## GIVEN DATA
>>>
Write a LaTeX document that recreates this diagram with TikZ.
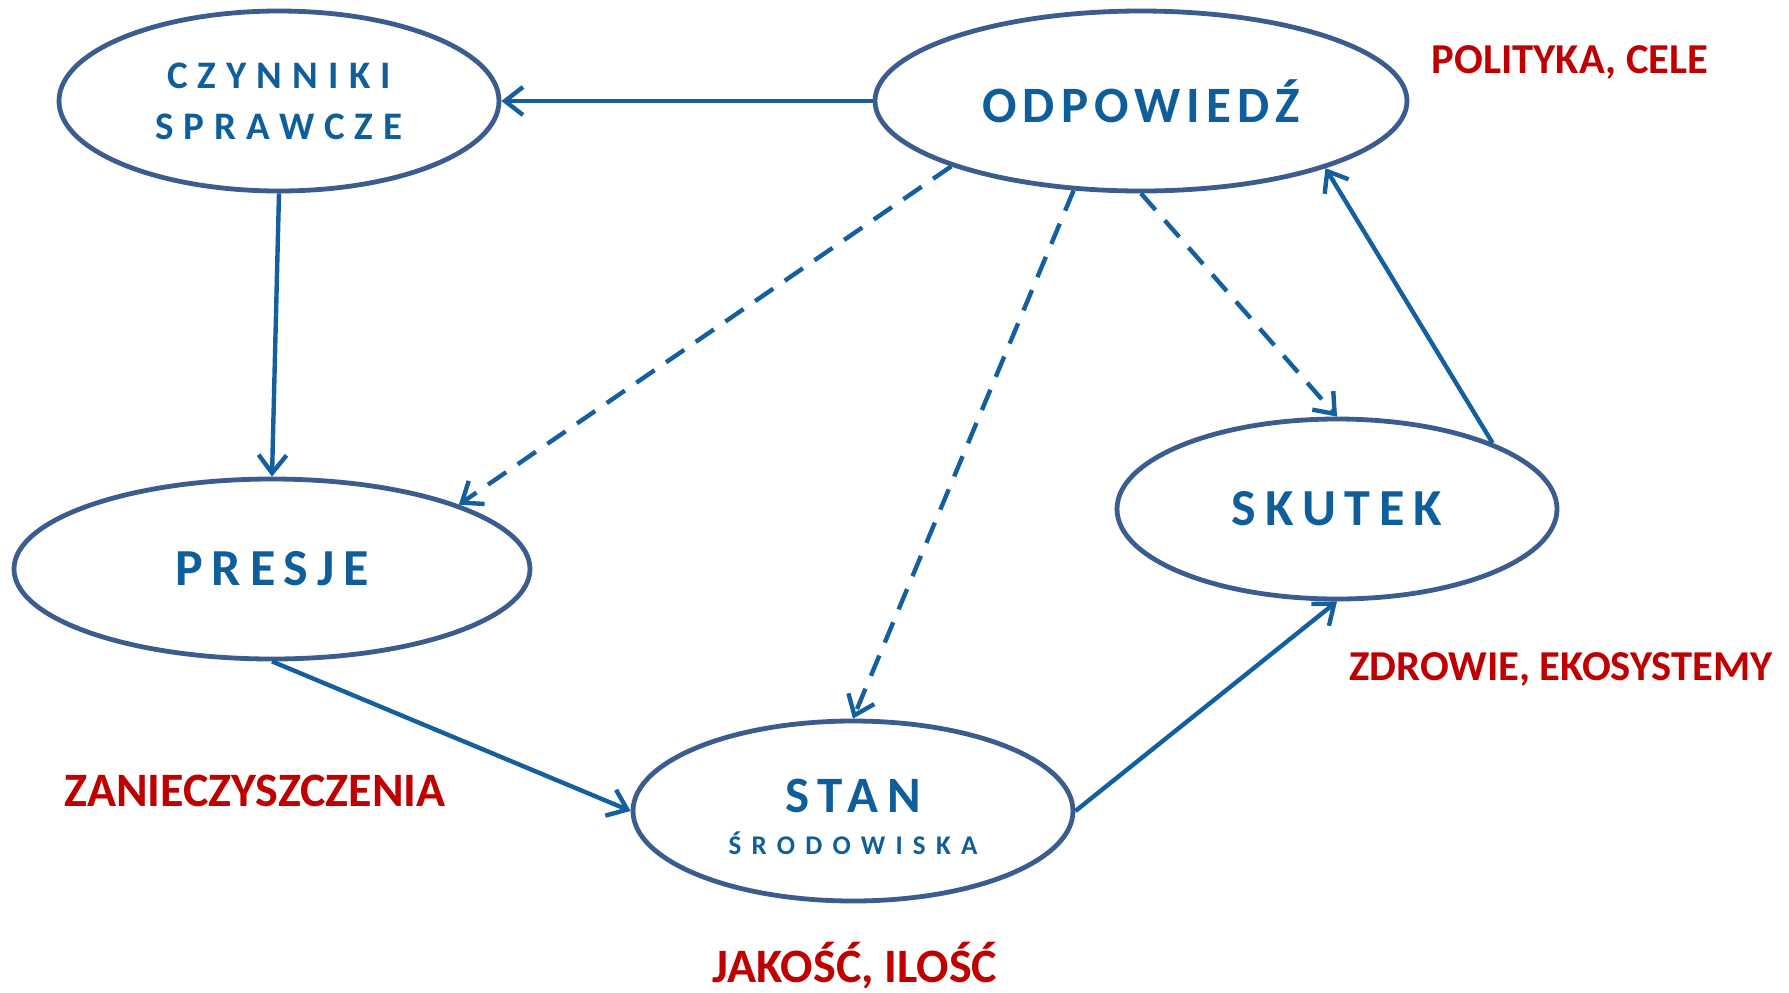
\documentclass[tikz,border=0pt]{standalone}
\usepackage{fontspec}
\setmainfont{Carlito}
\newfontfamily\spacedA{Carlito}[LetterSpace=12]
\newfontfamily\spacedB{Carlito}[LetterSpace=17]
\newfontfamily\spacedC{Carlito}[LetterSpace=26]
\newfontfamily\spacedD{Carlito}[LetterSpace=38]
\usetikzlibrary{shapes.geometric,arrows.meta}
\definecolor{txtblue}{HTML}{0F5E9C}
\definecolor{ellblue}{HTML}{3A5C8E}
\definecolor{arrblue}{HTML}{14609E}
\definecolor{notered}{HTML}{C00000}
\begin{document}
\begin{tikzpicture}[x=0.5pt,y=-0.5pt,
  ell/.style={ellipse, draw=ellblue, line width=2.4pt, inner sep=0pt, text=txtblue, align=center, minimum height=90pt},
  conn/.style={draw=arrblue, line width=2.2pt, -{Straight Barb[length=9pt,width=14pt]}},
  dconn/.style={conn, dash pattern=on 11pt off 7pt},
  note/.style={text=notered, anchor=base, font=\bfseries\fontsize{21.3}{26}\selectfont},
  bignote/.style={note, font=\bfseries\fontsize{24}{28}\selectfont}]
\useasboundingbox (0,0) rectangle (1789,992);
\node[ell, minimum width=220pt, font=\spacedC\bfseries\fontsize{19.5}{25.5}\selectfont] (cz) at (279,101) {CZYNNIKI\\SPRAWCZE};
\node[ell, minimum width=266pt, font=\spacedA\bfseries\fontsize{25.5}{28}\selectfont] (odp) at (1141,101) {ODPOWIEDŹ};
\node[ell, minimum width=258pt, font=\spacedB\bfseries\fontsize{26}{28}\selectfont] (pr) at (272,569) {PRESJE};
\node[ell, minimum width=220pt, font=\spacedB\bfseries\fontsize{26}{28}\selectfont] (sk) at (1337,509) {SKUTEK};
\node[ell, minimum width=220pt, font=\bfseries] (st) at (853,811) {{\spacedB\bfseries\fontsize{25.5}{22}\selectfont\rule{0pt}{23pt}STAN}\\[9pt]{\spacedD\bfseries\fontsize{13.5}{22}\selectfont ŚRODOWISKA}};
\node[note] (pol) at (1570,73) {POLITYKA, CELE};
\node[note] (zdr) at (1561,680) {ZDROWIE, EKOSYSTEMY};
\node[bignote] (zan) at (255,806) {ZANIECZYSZCZENIA};
\node[bignote] (jak) at (855,982) {JAKOŚĆ, ILOŚĆ};
\draw[conn] (odp.west) -- (cz.east);
\draw[conn] (cz.south) -- (pr.north);
\draw[conn] (pr.south) -- (st.west);
\draw[conn] (st.east) -- (sk.south);
\draw[conn] (sk.23) -- (odp.-20);
\draw[dconn] (odp.-161) -- (pr.19.5);
\draw[dconn] (odp.-127) -- (st.north);
\draw[dconn] (odp.south) -- (sk.north);
\end{tikzpicture}
\end{document}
<<<
## OBJECTIVE
Repeat the data exactly in full, omitting its pictures.

## RESULT FOR THIS EXERCISE
Write a LaTeX document that recreates this diagram with TikZ.
\documentclass[tikz,border=0pt]{standalone}
\usepackage{fontspec}
\setmainfont{Carlito}
\newfontfamily\spacedA{Carlito}[LetterSpace=12]
\newfontfamily\spacedB{Carlito}[LetterSpace=17]
\newfontfamily\spacedC{Carlito}[LetterSpace=26]
\newfontfamily\spacedD{Carlito}[LetterSpace=38]
\usetikzlibrary{shapes.geometric,arrows.meta}
\definecolor{txtblue}{HTML}{0F5E9C}
\definecolor{ellblue}{HTML}{3A5C8E}
\definecolor{arrblue}{HTML}{14609E}
\definecolor{notered}{HTML}{C00000}
\begin{document}
\begin{tikzpicture}[x=0.5pt,y=-0.5pt,
  ell/.style={ellipse, draw=ellblue, line width=2.4pt, inner sep=0pt, text=txtblue, align=center, minimum height=90pt},
  conn/.style={draw=arrblue, line width=2.2pt, -{Straight Barb[length=9pt,width=14pt]}},
  dconn/.style={conn, dash pattern=on 11pt off 7pt},
  note/.style={text=notered, anchor=base, font=\bfseries\fontsize{21.3}{26}\selectfont},
  bignote/.style={note, font=\bfseries\fontsize{24}{28}\selectfont}]
\useasboundingbox (0,0) rectangle (1789,992);
\node[ell, minimum width=220pt, font=\spacedC\bfseries\fontsize{19.5}{25.5}\selectfont] (cz) at (279,101) {CZYNNIKI\\SPRAWCZE};
\node[ell, minimum width=266pt, font=\spacedA\bfseries\fontsize{25.5}{28}\selectfont] (odp) at (1141,101) {ODPOWIEDŹ};
\node[ell, minimum width=258pt, font=\spacedB\bfseries\fontsize{26}{28}\selectfont] (pr) at (272,569) {PRESJE};
\node[ell, minimum width=220pt, font=\spacedB\bfseries\fontsize{26}{28}\selectfont] (sk) at (1337,509) {SKUTEK};
\node[ell, minimum width=220pt, font=\bfseries] (st) at (853,811) {{\spacedB\bfseries\fontsize{25.5}{22}\selectfont\rule{0pt}{23pt}STAN}\\[9pt]{\spacedD\bfseries\fontsize{13.5}{22}\selectfont ŚRODOWISKA}};
\node[note] (pol) at (1570,73) {POLITYKA, CELE};
\node[note] (zdr) at (1561,680) {ZDROWIE, EKOSYSTEMY};
\node[bignote] (zan) at (255,806) {ZANIECZYSZCZENIA};
\node[bignote] (jak) at (855,982) {JAKOŚĆ, ILOŚĆ};
\draw[conn] (odp.west) -- (cz.east);
\draw[conn] (cz.south) -- (pr.north);
\draw[conn] (pr.south) -- (st.west);
\draw[conn] (st.east) -- (sk.south);
\draw[conn] (sk.23) -- (odp.-20);
\draw[dconn] (odp.-161) -- (pr.19.5);
\draw[dconn] (odp.-127) -- (st.north);
\draw[dconn] (odp.south) -- (sk.north);
\end{tikzpicture}
\end{document}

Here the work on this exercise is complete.